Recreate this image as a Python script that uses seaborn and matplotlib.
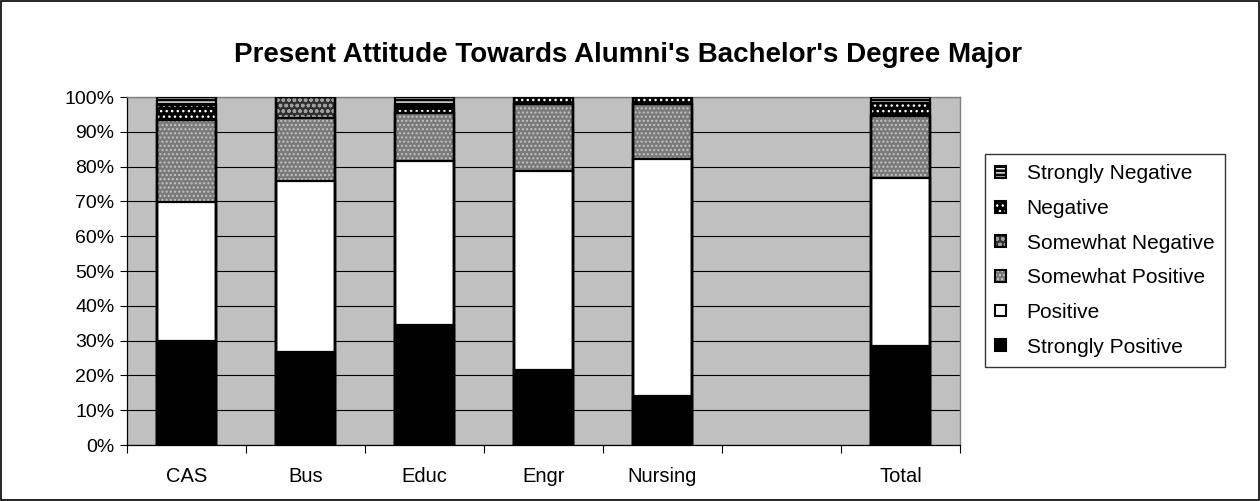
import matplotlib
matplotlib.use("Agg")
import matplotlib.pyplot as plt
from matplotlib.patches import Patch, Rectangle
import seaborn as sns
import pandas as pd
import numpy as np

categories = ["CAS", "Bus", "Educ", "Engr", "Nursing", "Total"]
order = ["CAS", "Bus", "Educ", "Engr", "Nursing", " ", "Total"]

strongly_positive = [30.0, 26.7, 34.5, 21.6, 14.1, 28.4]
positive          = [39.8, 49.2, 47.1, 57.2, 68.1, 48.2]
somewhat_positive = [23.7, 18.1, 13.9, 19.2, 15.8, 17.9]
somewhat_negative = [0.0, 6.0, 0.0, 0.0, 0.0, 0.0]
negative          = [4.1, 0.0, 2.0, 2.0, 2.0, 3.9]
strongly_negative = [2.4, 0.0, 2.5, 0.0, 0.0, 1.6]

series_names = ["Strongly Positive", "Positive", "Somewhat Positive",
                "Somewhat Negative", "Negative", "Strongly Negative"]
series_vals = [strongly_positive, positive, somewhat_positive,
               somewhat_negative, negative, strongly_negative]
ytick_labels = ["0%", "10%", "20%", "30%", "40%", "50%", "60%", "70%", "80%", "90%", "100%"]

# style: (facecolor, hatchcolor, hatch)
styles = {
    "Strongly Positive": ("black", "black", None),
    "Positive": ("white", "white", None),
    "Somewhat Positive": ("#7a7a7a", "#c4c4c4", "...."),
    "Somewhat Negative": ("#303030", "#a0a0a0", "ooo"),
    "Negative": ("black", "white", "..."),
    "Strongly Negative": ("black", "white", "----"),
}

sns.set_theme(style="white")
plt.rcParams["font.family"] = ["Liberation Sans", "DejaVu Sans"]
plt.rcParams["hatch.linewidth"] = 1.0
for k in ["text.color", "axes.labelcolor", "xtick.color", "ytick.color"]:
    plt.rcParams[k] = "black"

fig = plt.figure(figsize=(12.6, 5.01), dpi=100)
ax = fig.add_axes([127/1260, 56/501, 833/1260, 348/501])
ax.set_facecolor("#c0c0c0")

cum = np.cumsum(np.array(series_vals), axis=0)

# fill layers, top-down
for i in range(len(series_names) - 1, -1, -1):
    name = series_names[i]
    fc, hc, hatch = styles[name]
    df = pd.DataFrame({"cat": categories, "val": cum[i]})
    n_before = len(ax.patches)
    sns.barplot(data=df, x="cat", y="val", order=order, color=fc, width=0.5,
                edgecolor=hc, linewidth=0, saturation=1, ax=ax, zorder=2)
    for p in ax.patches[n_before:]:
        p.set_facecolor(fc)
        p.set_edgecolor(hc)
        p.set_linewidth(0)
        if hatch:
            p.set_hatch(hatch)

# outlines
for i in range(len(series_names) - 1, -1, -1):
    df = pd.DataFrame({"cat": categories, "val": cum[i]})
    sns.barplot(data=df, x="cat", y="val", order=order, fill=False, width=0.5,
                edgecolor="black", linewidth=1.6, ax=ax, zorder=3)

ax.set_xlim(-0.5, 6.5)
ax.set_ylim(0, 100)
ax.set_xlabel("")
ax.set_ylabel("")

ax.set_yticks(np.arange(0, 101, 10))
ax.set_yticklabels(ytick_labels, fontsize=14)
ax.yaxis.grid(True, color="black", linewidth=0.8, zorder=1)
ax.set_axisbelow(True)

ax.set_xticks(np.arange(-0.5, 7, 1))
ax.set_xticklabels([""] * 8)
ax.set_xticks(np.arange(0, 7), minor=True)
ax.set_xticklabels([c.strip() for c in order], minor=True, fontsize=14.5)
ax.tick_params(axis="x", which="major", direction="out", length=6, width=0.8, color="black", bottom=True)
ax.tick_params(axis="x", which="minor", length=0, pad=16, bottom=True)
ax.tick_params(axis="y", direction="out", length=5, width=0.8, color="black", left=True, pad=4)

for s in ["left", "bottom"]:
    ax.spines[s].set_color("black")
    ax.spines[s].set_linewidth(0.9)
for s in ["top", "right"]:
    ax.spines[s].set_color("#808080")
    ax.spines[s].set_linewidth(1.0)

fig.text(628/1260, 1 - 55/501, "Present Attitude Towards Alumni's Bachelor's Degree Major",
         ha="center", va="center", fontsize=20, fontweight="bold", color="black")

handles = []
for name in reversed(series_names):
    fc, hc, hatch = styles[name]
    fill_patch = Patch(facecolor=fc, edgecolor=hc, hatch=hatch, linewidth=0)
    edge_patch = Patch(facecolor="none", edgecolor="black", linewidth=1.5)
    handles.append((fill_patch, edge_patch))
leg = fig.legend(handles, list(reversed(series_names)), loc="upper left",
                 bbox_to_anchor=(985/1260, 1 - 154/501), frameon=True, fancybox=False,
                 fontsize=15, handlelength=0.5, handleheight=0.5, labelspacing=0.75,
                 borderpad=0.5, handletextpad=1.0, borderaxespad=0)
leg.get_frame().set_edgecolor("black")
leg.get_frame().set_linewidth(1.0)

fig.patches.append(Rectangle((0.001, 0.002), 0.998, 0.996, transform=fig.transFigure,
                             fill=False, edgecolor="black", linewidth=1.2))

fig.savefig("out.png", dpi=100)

════════

Everything from the first line to the line with "import numpy as np" must be repeated exactly, and nothing else. Leave the pictures out.

The result:
Recreate this image as a Python script that uses seaborn and matplotlib.
import matplotlib
matplotlib.use("Agg")
import matplotlib.pyplot as plt
from matplotlib.patches import Patch, Rectangle
import seaborn as sns
import pandas as pd
import numpy as np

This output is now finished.